_Task input_
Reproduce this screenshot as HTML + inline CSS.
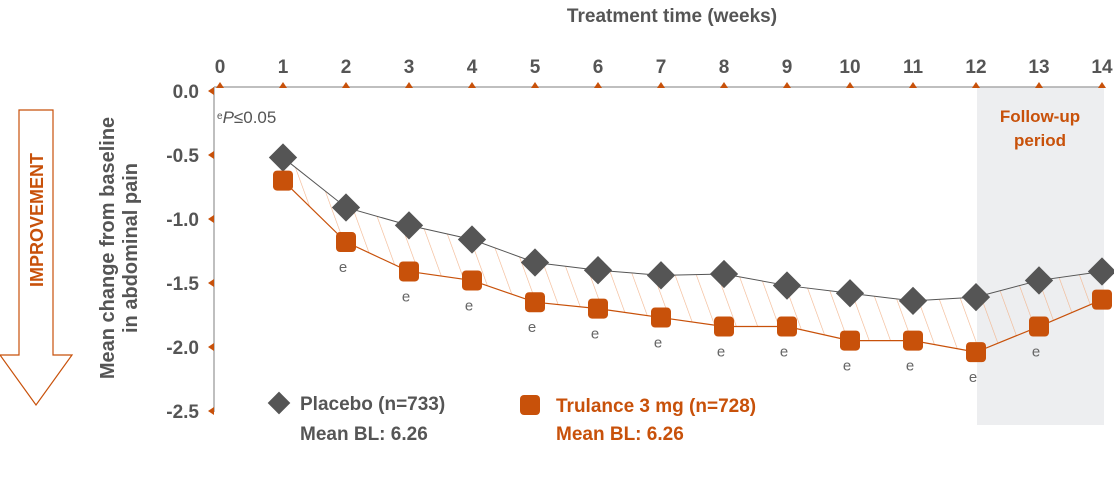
<!DOCTYPE html>
<html><head><meta charset="utf-8"><style>
body{margin:0;background:#fff;width:1114px;height:474px;overflow:hidden}
svg{font-family:"Liberation Sans",sans-serif}
</style></head><body>
<svg id="chart" width="1114" height="474" viewBox="0 0 1114 474">
<defs>
<pattern id="hatch" patternUnits="userSpaceOnUse" width="20" height="20" patternTransform="rotate(-20)">
<line x1="0" y1="0" x2="0" y2="20" stroke="#f2b48c" stroke-width="1.2"/>
</pattern>
</defs>
<text x="672" y="22" text-anchor="middle" font-size="19" font-weight="bold" fill="#555">Treatment time (weeks)</text>
<rect x="977" y="87" width="127" height="338" fill="#edeef0"/>
<text x="1040" y="122" text-anchor="middle" font-size="17" font-weight="bold" fill="#c8510a">Follow-up</text>
<text x="1040" y="146" text-anchor="middle" font-size="17" font-weight="bold" fill="#c8510a">period</text>
<line x1="214" y1="87" x2="1104" y2="87" stroke="#aaa" stroke-width="1.5"/>
<line x1="214" y1="87" x2="214" y2="412" stroke="#aaa" stroke-width="1.5"/>
<g id="xticks"></g><g id="yticks"></g>
<path id="hatchArea" fill="url(#hatch)"/>
<polyline id="pLine" fill="none" stroke="#555" stroke-width="1"/>
<polyline id="tLine" fill="none" stroke="#c8510a" stroke-width="1.2"/>
<g id="marks"></g>
<text x="217" y="123" font-size="17" fill="#555"><tspan font-size="10" dy="-4">e</tspan><tspan font-style="italic" dy="4">P</tspan>≤0.05</text>
<g>
<path d="M19 110 H53 V355 H72 L36 405 L0 355 H19 Z" fill="none" stroke="#c8510a" stroke-width="1.2"/>
<text x="43" y="220" transform="rotate(-90 43 220)" text-anchor="middle" font-size="18" font-weight="bold" fill="#c8510a">IMPROVEMENT</text>
</g>
<text transform="translate(114 248) rotate(-90)" text-anchor="middle" font-size="20" font-weight="bold" fill="#555">Mean change from baseline</text>
<text transform="translate(137 248) rotate(-90)" text-anchor="middle" font-size="20" font-weight="bold" fill="#555">in abdominal pain</text>
<g>
<rect x="271" y="395" width="16" height="16" fill="#555" transform="rotate(45 279 403)"/>
<text x="300" y="410" font-size="19" font-weight="bold" fill="#555">Placebo (n=733)</text>
<text x="300" y="440" font-size="19" font-weight="bold" fill="#555">Mean BL: 6.26</text>
</g>
<g>
<rect x="520" y="395" width="20" height="20" rx="4" fill="#c8510a"/>
<text x="556" y="412" font-size="19" font-weight="bold" fill="#c8510a">Trulance 3 mg (n=728)</text>
<text x="556" y="440" font-size="19" font-weight="bold" fill="#c8510a">Mean BL: 6.26</text>
</g>
</svg>
<script>
const weeks=[0,1,2,3,4,5,6,7,8,9,10,11,12,13,14];
const yTicks=[0,-0.5,-1,-1.5,-2,-2.5];
const yTickLabels=["0.0","-0.5","-1.0","-1.5","-2.0","-2.5"];
const dataWeeks=[1,2,3,4,5,6,7,8,9,10,11,12,13,14];
const placebo=[-0.52,-0.91,-1.05,-1.16,-1.34,-1.40,-1.44,-1.43,-1.52,-1.58,-1.64,-1.61,-1.48,-1.41];
const trulance=[-0.70,-1.18,-1.41,-1.48,-1.65,-1.70,-1.77,-1.84,-1.84,-1.95,-1.95,-2.04,-1.84,-1.63];
const significant=[false,true,true,true,true,true,true,true,true,true,true,true,true,false];
const NS="http://www.w3.org/2000/svg";
const X=w=>220+w*63, Y=v=>91-v*128;
function mk(t,a,p){const e=document.createElementNS(NS,t);for(const k in a)e.setAttribute(k,a[k]);p.appendChild(e);return e;}
const xt=document.getElementById('xticks'),yt=document.getElementById('yticks'),mg=document.getElementById('marks');
weeks.forEach(w=>{
 const t=mk('text',{x:X(w),y:73,'text-anchor':'middle','font-size':19,'font-weight':'bold',fill:'#555'},xt);t.textContent=w;
 
 
 const p=mk('path',{d:`M${X(w)-4} 88 L${X(w)} 82 L${X(w)+4} 88Z`,fill:'#c8510a'},xt);
 
 
});
yTicks.forEach((v,i)=>{
 const t=mk('text',{x:199,y:Y(v)+7,'text-anchor':'end','font-size':19,'font-weight':'bold',fill:'#555'},yt);t.textContent=yTickLabels[i];
 
 
 const p=mk('path',{d:`M214 ${Y(v)-4} L208 ${Y(v)} L214 ${Y(v)+4}Z`,fill:'#c8510a'},yt);
 
 
});
const pp=dataWeeks.map((w,i)=>X(w)+','+Y(placebo[i]));
const tp=dataWeeks.map((w,i)=>X(w)+','+Y(trulance[i]));
document.getElementById('pLine').setAttribute('points',pp.join(' '));
document.getElementById('tLine').setAttribute('points',tp.join(' '));
document.getElementById('hatchArea').setAttribute('d','M'+pp.join(' L')+' L'+tp.slice().reverse().join(' L')+'Z');
dataWeeks.forEach((w,i)=>{
 const x=X(w),yp=Y(placebo[i]),yq=Y(trulance[i]);
 const d=mk('rect',{x:x-10,y:yp-10,width:20,height:20,fill:'#555',transform:`rotate(45 ${x} ${yp})`},mg);
 
 
 const s=mk('rect',{x:x-10,y:yq-10,width:20,height:20,rx:4,fill:'#c8510a'},mg);
 
 
 if(significant[i]){const e=mk('text',{x:x-3,y:yq+30,'text-anchor':'middle','font-size':15,fill:'#666'},mg);e.textContent='e';
 
 }
});
</script>
</body></html>
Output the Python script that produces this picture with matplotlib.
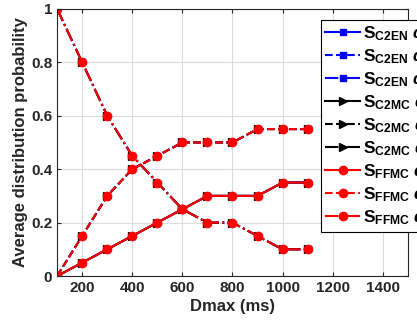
import numpy as np
import matplotlib
matplotlib.use("Agg")
import matplotlib.pyplot as plt

plt.rcParams['font.family'] = ['Liberation Sans', 'DejaVu Sans']
plt.rcParams['font.weight'] = 'bold'
plt.rcParams['mathtext.fontset'] = 'custom'
plt.rcParams['mathtext.rm'] = 'Liberation Sans'
plt.rcParams['mathtext.bf'] = 'Liberation Sans:bold'
plt.rcParams['mathtext.it'] = 'Liberation Sans:italic'

# Dmax (ms)
dmax = [100, 200, 300, 400, 500, 600, 700, 800, 900, 1000, 1100]

# probabilities for alpha_u, alpha_e, alpha_m (same for all schemes)
p_u = [0, 0.05, 0.10, 0.15, 0.20, 0.25, 0.30, 0.30, 0.30, 0.35, 0.35]
p_e = [0, 0.15, 0.30, 0.40, 0.45, 0.50, 0.50, 0.50, 0.55, 0.55, 0.55]
p_m = [1.0, 0.80, 0.60, 0.45, 0.35, 0.25, 0.20, 0.20, 0.15, 0.10, 0.10]

schemes = ['C2EN', 'C2MC', 'FFMC']
colors = {'C2EN': 'blue', 'C2MC': 'black', 'FFMC': 'red'}
markers = {'C2EN': 's', 'C2MC': '>', 'FFMC': 'o'}
states = [('u', p_u, '-'), ('e', p_e, '--'), ('m', p_m, '-.')]

fig = plt.figure(figsize=(4.17, 3.29), dpi=100)
ax = fig.add_axes([0.137, 0.161, 0.841, 0.812])

for s in schemes:
    for a, vals, ls in states:
        ax.plot(dmax, vals, linestyle=ls, color=colors[s], marker=markers[s],
                markersize=6 if s != 'C2EN' else 5, linewidth=1.5,
                label=r'$\mathbf{S}_{\mathbf{%s}}$ $\alpha_{%s}$' % (s, a))

ax.set_xlim(100, 1500)
ax.set_ylim(0, 1)
ax.set_xticks([200, 400, 600, 800, 1000, 1200, 1400])
ax.set_yticks([0, 0.2, 0.4, 0.6, 0.8, 1])
ax.set_yticklabels(['0', '0.2', '0.4', '0.6', '0.8', '1'])
ax.tick_params(direction='in', top=True, right=True, labelsize=11,
               colors='#262626', length=3)
for lab in ax.get_xticklabels() + ax.get_yticklabels():
    lab.set_fontweight('bold')
for sp in ax.spines.values():
    sp.set_color('#262626')
    sp.set_linewidth(0.8)
ax.grid(True, color='#dcdcdc', linewidth=0.8)
ax.set_axisbelow(True)

ax.set_xlabel('Dmax (ms)', fontsize=12, fontweight='bold', color='#262626',
              labelpad=3)
ax.set_ylabel('Average distribution probability', fontsize=12,
              fontweight='bold', color='#262626', labelpad=2)

leg = ax.legend(loc='upper left', bbox_to_anchor=(0.752, 0.959), fontsize=12.5,
                handlelength=2.0, handletextpad=0.15, labelspacing=0.25,
                borderpad=0.25, borderaxespad=0, framealpha=1, fancybox=False,
                edgecolor='black')
leg.get_frame().set_linewidth(0.8)

fig.savefig('out.png', dpi=100)
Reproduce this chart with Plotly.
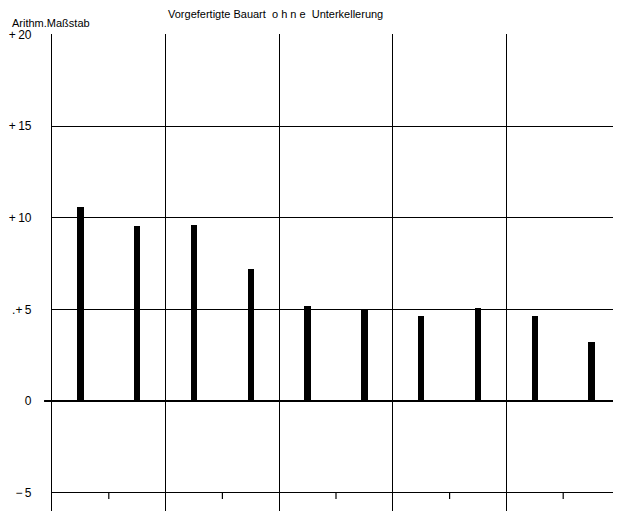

_Given problem_
In the listing above, find the line containing "Output the Python" and the line containing "import matplotlib.pyplot as plt", then write out both of them and every line between, exactly, with no pictures.

_Solution to the exercise_
Output the Python script that produces this picture with matplotlib.
import numpy as np
import matplotlib
matplotlib.use("Agg")
import matplotlib.pyplot as plt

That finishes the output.